County: Kerry Site name: TRALEE: 22 Denny Street
Sites and Monuments Record No.: KE029–119 Licence number: 06E0437
Author: Laurence Dunne and Karen Buckley, Eachtra Archaeological Projects
Site type: No archaeology found
Period/Dating: N/A
ITM: E 483605m, N 614323m
Latitude, Longitude (decimal degrees): 52.268274, -9.705369
Three small test cuttings were opened at a proposed development site at 22 Denny Street, Tralee, Co. Kerry, as a constituent part of an overall archaeological impact assessment. The site is within the medieval zone of Tralee.
Two trenches were excavated within a 19th-century coach-house that forms part of the rear curtilage of a listed protected structure. Very little of the original coach-house survives and what does remain has no architectural or cultural value, having been assimilated into two separate apartment dwellings in the 1980s. The third trench was excavated in an open garden area of the curtilage situated between the listed building and the coach-house.

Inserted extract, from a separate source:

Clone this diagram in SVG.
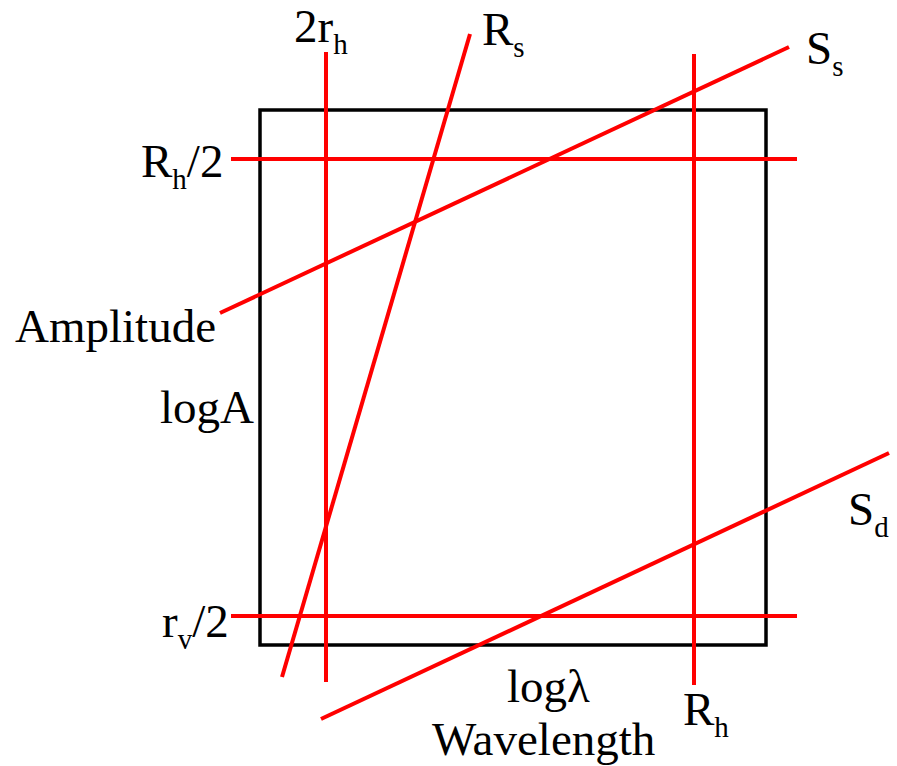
<svg xmlns="http://www.w3.org/2000/svg" width="897" height="766" viewBox="0 0 897 766">
<style>
.frame{fill:none;stroke:#000;stroke-width:3.5}
.ln{stroke:#ff0000;stroke-width:4;fill:none}
text{font-family:"Liberation Serif","Times New Roman",serif;font-size:47px;fill:#000}
.sub{font-size:29px}
</style>
<rect width="897" height="766" fill="#fff"/>
<g id="frame"><rect class="frame" x="260" y="110" width="506" height="535"/></g>
<g id="connectors">
<line id="l-2rh" class="ln" x1="326" y1="52" x2="326" y2="682"/>
<line id="l-Rh" class="ln" x1="694" y1="54" x2="694" y2="685"/>
<line id="l-Rh2" class="ln" x1="231" y1="159" x2="797" y2="159"/>
<line id="l-rv2" class="ln" x1="231" y1="616" x2="797" y2="616"/>
<line id="l-Rs" class="ln" x1="470" y1="34" x2="282" y2="677"/>
<line id="l-Ss" class="ln" x1="220" y1="313" x2="789" y2="47"/>
<line id="l-Sd" class="ln" x1="321" y1="719" x2="889" y2="453"/>
</g>
<g id="label-2rh"><text x="294" y="42">2r<tspan class="sub" dy="12">h</tspan></text></g>
<g id="label-Rs"><text x="482" y="45">R<tspan class="sub" dy="12">s</tspan></text></g>
<g id="label-Ss"><text x="806" y="64">S<tspan class="sub" dy="12">s</tspan></text></g>
<g id="label-Rh2"><text x="141" y="177">R<tspan class="sub" dy="12">h</tspan><tspan dy="-12">/2</tspan></text></g>
<g id="label-amplitude"><text x="15" y="342">Amplitude</text></g>
<g id="label-logA"><text x="160" y="423">logA</text></g>
<g id="label-Sd"><text x="848" y="525">S<tspan class="sub" dy="12">d</tspan></text></g>
<g id="label-rv2"><text x="162" y="637">r<tspan class="sub" dy="12">v</tspan><tspan dy="-12">/2</tspan></text></g>
<g id="label-loglambda"><text x="507" y="702">logλ</text></g>
<g id="label-wavelength"><text x="432" y="755">Wavelength</text></g>
<g id="label-Rh"><text x="683" y="725">R<tspan class="sub" dy="12">h</tspan></text></g>
</svg>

Trenches 1 and 2 had identical stratigraphy. Concrete with a thickness of 0.08m overlay rubble overburden consisting of gravel, broken red bricks and ex situ sandstone cobbles with an average depth of 0.21m. Beneath this layer a 0.13m-deep layer of disturbed in situ sandstone cobbling was encountered. On top of and within the cobbling, occasional 19th-century white-glazed ceramics were retrieved. Underlying the cobbling was 0.2m of mottled dark-yellow/grey silty clay. This stratigraphy is consistent with a 19th-century date and indicates contemporary chronology with the coach-house.
Trench 3, excavated in the rear garden, contained the same overburden rubble as Trenches 1 and 2, with an average depth of 0.3m, which overlay a dark-brown silty loam, 0.5m in depth, with frequent large limestones. The subsoil was identical in all trenches, being a mottled yellow/brown clay.
Nothing of archaeological significance was encountered.